Given task: Your task is to print every entry below exactly as given.

Records for processing:
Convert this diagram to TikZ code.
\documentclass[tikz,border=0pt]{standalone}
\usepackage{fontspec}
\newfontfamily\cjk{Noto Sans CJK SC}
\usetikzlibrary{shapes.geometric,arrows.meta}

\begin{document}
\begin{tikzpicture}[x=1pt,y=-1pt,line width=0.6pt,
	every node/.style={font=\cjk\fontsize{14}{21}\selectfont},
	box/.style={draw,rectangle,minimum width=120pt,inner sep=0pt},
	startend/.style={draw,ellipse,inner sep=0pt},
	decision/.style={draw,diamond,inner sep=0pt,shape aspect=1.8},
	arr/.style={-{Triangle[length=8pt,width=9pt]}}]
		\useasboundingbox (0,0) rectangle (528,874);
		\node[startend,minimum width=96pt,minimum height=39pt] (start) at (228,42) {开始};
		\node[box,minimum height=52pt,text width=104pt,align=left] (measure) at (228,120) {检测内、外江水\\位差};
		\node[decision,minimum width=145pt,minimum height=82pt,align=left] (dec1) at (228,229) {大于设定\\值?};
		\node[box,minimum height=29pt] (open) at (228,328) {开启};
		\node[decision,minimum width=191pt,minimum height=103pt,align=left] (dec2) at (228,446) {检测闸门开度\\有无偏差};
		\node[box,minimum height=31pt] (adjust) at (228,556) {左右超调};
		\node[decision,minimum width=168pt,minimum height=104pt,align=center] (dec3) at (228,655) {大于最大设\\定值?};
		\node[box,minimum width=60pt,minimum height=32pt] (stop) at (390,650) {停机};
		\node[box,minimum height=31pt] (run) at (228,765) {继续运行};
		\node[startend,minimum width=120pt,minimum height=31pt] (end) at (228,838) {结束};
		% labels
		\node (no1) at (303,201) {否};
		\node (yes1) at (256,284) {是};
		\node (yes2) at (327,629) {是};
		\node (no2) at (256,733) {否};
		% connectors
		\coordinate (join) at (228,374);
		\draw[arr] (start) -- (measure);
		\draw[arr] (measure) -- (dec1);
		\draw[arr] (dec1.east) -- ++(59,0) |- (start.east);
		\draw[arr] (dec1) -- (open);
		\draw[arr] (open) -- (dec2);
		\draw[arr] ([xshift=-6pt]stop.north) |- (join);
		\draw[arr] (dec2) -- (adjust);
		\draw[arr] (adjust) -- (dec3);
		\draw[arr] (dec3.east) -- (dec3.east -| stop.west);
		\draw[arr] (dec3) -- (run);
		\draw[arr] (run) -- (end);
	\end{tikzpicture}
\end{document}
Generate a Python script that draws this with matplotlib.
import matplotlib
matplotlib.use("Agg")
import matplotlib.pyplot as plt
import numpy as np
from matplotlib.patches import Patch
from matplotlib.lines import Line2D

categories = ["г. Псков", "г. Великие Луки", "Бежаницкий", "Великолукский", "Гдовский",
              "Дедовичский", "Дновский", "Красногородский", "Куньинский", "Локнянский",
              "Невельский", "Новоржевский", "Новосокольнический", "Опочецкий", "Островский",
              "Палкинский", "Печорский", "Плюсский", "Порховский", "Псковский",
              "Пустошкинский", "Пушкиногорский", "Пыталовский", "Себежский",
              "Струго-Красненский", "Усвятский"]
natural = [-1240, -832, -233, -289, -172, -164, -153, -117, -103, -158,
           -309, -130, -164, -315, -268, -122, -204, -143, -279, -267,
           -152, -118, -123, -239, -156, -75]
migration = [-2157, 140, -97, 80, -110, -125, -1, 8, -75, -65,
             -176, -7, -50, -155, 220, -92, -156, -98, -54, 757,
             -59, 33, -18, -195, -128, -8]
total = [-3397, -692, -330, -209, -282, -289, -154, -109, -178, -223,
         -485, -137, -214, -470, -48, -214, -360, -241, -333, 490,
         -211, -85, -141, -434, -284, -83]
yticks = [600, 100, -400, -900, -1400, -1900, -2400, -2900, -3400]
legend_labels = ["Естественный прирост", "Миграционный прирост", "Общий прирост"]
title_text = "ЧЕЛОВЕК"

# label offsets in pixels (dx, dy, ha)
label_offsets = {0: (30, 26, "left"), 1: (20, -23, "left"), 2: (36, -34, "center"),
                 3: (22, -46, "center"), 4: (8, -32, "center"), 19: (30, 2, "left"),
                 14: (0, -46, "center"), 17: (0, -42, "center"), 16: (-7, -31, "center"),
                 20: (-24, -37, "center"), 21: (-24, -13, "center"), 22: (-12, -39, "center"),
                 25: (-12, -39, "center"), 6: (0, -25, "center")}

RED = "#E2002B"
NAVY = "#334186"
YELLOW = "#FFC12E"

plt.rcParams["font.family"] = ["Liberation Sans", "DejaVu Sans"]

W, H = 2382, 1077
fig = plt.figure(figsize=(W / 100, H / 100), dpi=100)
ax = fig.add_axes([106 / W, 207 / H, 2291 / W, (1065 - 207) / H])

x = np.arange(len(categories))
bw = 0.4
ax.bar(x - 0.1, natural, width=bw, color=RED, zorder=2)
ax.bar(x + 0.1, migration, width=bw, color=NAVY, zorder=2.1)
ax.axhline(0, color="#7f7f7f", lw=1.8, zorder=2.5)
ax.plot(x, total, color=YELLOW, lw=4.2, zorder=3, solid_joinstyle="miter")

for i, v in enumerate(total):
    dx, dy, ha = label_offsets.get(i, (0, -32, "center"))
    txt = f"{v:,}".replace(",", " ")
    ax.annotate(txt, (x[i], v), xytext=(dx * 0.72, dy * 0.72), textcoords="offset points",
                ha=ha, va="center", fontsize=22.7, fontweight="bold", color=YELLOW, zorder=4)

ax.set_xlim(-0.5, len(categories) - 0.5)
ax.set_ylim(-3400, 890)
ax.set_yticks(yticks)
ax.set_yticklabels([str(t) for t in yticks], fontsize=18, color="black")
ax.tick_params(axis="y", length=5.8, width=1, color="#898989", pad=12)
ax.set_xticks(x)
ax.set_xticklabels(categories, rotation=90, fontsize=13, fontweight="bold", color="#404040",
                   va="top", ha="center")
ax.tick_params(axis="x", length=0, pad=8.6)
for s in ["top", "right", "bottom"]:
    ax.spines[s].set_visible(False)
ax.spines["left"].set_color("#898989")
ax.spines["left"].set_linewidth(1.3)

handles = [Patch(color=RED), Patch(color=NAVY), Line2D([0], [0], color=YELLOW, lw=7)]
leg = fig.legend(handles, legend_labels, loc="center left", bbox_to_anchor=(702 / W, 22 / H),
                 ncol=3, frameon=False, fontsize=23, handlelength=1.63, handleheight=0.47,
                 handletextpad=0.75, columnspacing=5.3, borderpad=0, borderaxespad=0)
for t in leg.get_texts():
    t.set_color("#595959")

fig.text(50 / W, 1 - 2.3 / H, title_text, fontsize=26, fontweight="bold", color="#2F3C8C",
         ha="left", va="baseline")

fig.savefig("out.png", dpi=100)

Exercise result:
Convert this diagram to TikZ code.
\documentclass[tikz,border=0pt]{standalone}
\usepackage{fontspec}
\newfontfamily\cjk{Noto Sans CJK SC}
\usetikzlibrary{shapes.geometric,arrows.meta}

\begin{document}
\begin{tikzpicture}[x=1pt,y=-1pt,line width=0.6pt,
	every node/.style={font=\cjk\fontsize{14}{21}\selectfont},
	box/.style={draw,rectangle,minimum width=120pt,inner sep=0pt},
	startend/.style={draw,ellipse,inner sep=0pt},
	decision/.style={draw,diamond,inner sep=0pt,shape aspect=1.8},
	arr/.style={-{Triangle[length=8pt,width=9pt]}}]
		\useasboundingbox (0,0) rectangle (528,874);
		\node[startend,minimum width=96pt,minimum height=39pt] (start) at (228,42) {开始};
		\node[box,minimum height=52pt,text width=104pt,align=left] (measure) at (228,120) {检测内、外江水\\位差};
		\node[decision,minimum width=145pt,minimum height=82pt,align=left] (dec1) at (228,229) {大于设定\\值?};
		\node[box,minimum height=29pt] (open) at (228,328) {开启};
		\node[decision,minimum width=191pt,minimum height=103pt,align=left] (dec2) at (228,446) {检测闸门开度\\有无偏差};
		\node[box,minimum height=31pt] (adjust) at (228,556) {左右超调};
		\node[decision,minimum width=168pt,minimum height=104pt,align=center] (dec3) at (228,655) {大于最大设\\定值?};
		\node[box,minimum width=60pt,minimum height=32pt] (stop) at (390,650) {停机};
		\node[box,minimum height=31pt] (run) at (228,765) {继续运行};
		\node[startend,minimum width=120pt,minimum height=31pt] (end) at (228,838) {结束};
		% labels
		\node (no1) at (303,201) {否};
		\node (yes1) at (256,284) {是};
		\node (yes2) at (327,629) {是};
		\node (no2) at (256,733) {否};
		% connectors
		\coordinate (join) at (228,374);
		\draw[arr] (start) -- (measure);
		\draw[arr] (measure) -- (dec1);
		\draw[arr] (dec1.east) -- ++(59,0) |- (start.east);
		\draw[arr] (dec1) -- (open);
		\draw[arr] (open) -- (dec2);
		\draw[arr] ([xshift=-6pt]stop.north) |- (join);
		\draw[arr] (dec2) -- (adjust);
		\draw[arr] (adjust) -- (dec3);
		\draw[arr] (dec3.east) -- (dec3.east -| stop.west);
		\draw[arr] (dec3) -- (run);
		\draw[arr] (run) -- (end);
	\end{tikzpicture}
\end{document}
Generate a Python script that draws this with matplotlib.
import matplotlib
matplotlib.use("Agg")
import matplotlib.pyplot as plt
import numpy as np
from matplotlib.patches import Patch
from matplotlib.lines import Line2D

categories = ["г. Псков", "г. Великие Луки", "Бежаницкий", "Великолукский", "Гдовский",
              "Дедовичский", "Дновский", "Красногородский", "Куньинский", "Локнянский",
              "Невельский", "Новоржевский", "Новосокольнический", "Опочецкий", "Островский",
              "Палкинский", "Печорский", "Плюсский", "Порховский", "Псковский",
              "Пустошкинский", "Пушкиногорский", "Пыталовский", "Себежский",
              "Струго-Красненский", "Усвятский"]
natural = [-1240, -832, -233, -289, -172, -164, -153, -117, -103, -158,
           -309, -130, -164, -315, -268, -122, -204, -143, -279, -267,
           -152, -118, -123, -239, -156, -75]
migration = [-2157, 140, -97, 80, -110, -125, -1, 8, -75, -65,
             -176, -7, -50, -155, 220, -92, -156, -98, -54, 757,
             -59, 33, -18, -195, -128, -8]
total = [-3397, -692, -330, -209, -282, -289, -154, -109, -178, -223,
         -485, -137, -214, -470, -48, -214, -360, -241, -333, 490,
         -211, -85, -141, -434, -284, -83]
yticks = [600, 100, -400, -900, -1400, -1900, -2400, -2900, -3400]
legend_labels = ["Естественный прирост", "Миграционный прирост", "Общий прирост"]
title_text = "ЧЕЛОВЕК"

# label offsets in pixels (dx, dy, ha)
label_offsets = {0: (30, 26, "left"), 1: (20, -23, "left"), 2: (36, -34, "center"),
                 3: (22, -46, "center"), 4: (8, -32, "center"), 19: (30, 2, "left"),
                 14: (0, -46, "center"), 17: (0, -42, "center"), 16: (-7, -31, "center"),
                 20: (-24, -37, "center"), 21: (-24, -13, "center"), 22: (-12, -39, "center"),
                 25: (-12, -39, "center"), 6: (0, -25, "center")}

RED = "#E2002B"
NAVY = "#334186"
YELLOW = "#FFC12E"

plt.rcParams["font.family"] = ["Liberation Sans", "DejaVu Sans"]

W, H = 2382, 1077
fig = plt.figure(figsize=(W / 100, H / 100), dpi=100)
ax = fig.add_axes([106 / W, 207 / H, 2291 / W, (1065 - 207) / H])

x = np.arange(len(categories))
bw = 0.4
ax.bar(x - 0.1, natural, width=bw, color=RED, zorder=2)
ax.bar(x + 0.1, migration, width=bw, color=NAVY, zorder=2.1)
ax.axhline(0, color="#7f7f7f", lw=1.8, zorder=2.5)
ax.plot(x, total, color=YELLOW, lw=4.2, zorder=3, solid_joinstyle="miter")

for i, v in enumerate(total):
    dx, dy, ha = label_offsets.get(i, (0, -32, "center"))
    txt = f"{v:,}".replace(",", " ")
    ax.annotate(txt, (x[i], v), xytext=(dx * 0.72, dy * 0.72), textcoords="offset points",
                ha=ha, va="center", fontsize=22.7, fontweight="bold", color=YELLOW, zorder=4)

ax.set_xlim(-0.5, len(categories) - 0.5)
ax.set_ylim(-3400, 890)
ax.set_yticks(yticks)
ax.set_yticklabels([str(t) for t in yticks], fontsize=18, color="black")
ax.tick_params(axis="y", length=5.8, width=1, color="#898989", pad=12)
ax.set_xticks(x)
ax.set_xticklabels(categories, rotation=90, fontsize=13, fontweight="bold", color="#404040",
                   va="top", ha="center")
ax.tick_params(axis="x", length=0, pad=8.6)
for s in ["top", "right", "bottom"]:
    ax.spines[s].set_visible(False)
ax.spines["left"].set_color("#898989")
ax.spines["left"].set_linewidth(1.3)

handles = [Patch(color=RED), Patch(color=NAVY), Line2D([0], [0], color=YELLOW, lw=7)]
leg = fig.legend(handles, legend_labels, loc="center left", bbox_to_anchor=(702 / W, 22 / H),
                 ncol=3, frameon=False, fontsize=23, handlelength=1.63, handleheight=0.47,
                 handletextpad=0.75, columnspacing=5.3, borderpad=0, borderaxespad=0)
for t in leg.get_texts():
    t.set_color("#595959")

fig.text(50 / W, 1 - 2.3 / H, title_text, fontsize=26, fontweight="bold", color="#2F3C8C",
         ha="left", va="baseline")

fig.savefig("out.png", dpi=100)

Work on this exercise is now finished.